The union has asked that Bradley both intercede with Echevarria and insist that the company begin contract negotiations at once with the union, especially in view of the overwhelming pro-union vote by the workers.

Bradley doesn't want to get involved--at least not yet--and he notes correctly that the case is still pending before the NLRB in Washington. Thus, he contends, it would be improper for him to take sides at this point when the company is both challenging the legality of the union election and fighting the charge that it fired many workers because they supported the union.

Some of the union officials, including Olney, warn that if Bradley does not support the union in its fight with Echevarria, the mayor should not assume that organized labor will automatically support him if, as expected, he runs for governor again next year.

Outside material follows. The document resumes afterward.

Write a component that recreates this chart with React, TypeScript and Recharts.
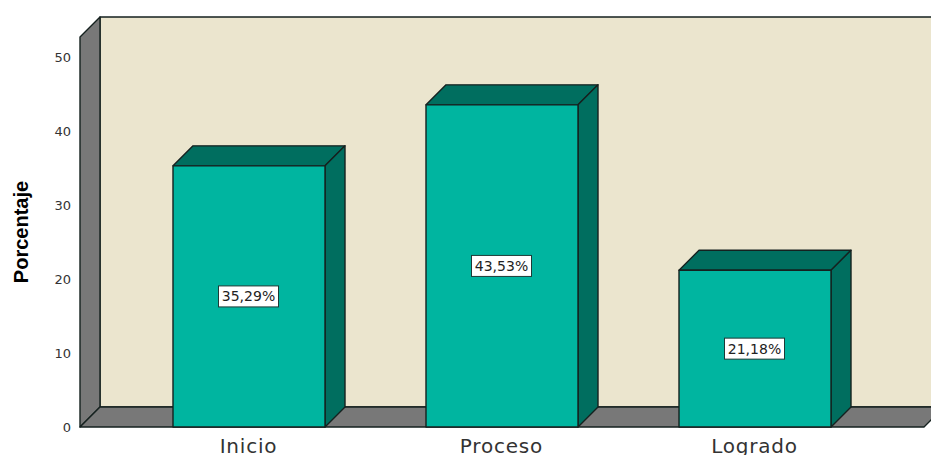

William R. Robertson, head of the Los Angeles County Labor Federation, says that he expects Bradley to back the union if it wins its legal battle. In any event, Robertson says he doubts that the dispute will play a role in labor's decision to back Bradley in another campaign for governor.

Unions have been battling furiously over almost every labor issue with Gov. George Deukmejian, and Bradley has had labor support for many years. Thus, Bradley is virtually assured of labor's endorsement if he runs against Deukmejian again. But, if the mayor remains entirely aloof from the little labor dispute in East Los Angeles, he could diminish some of the enthusiasm he needs from his longtime political allies.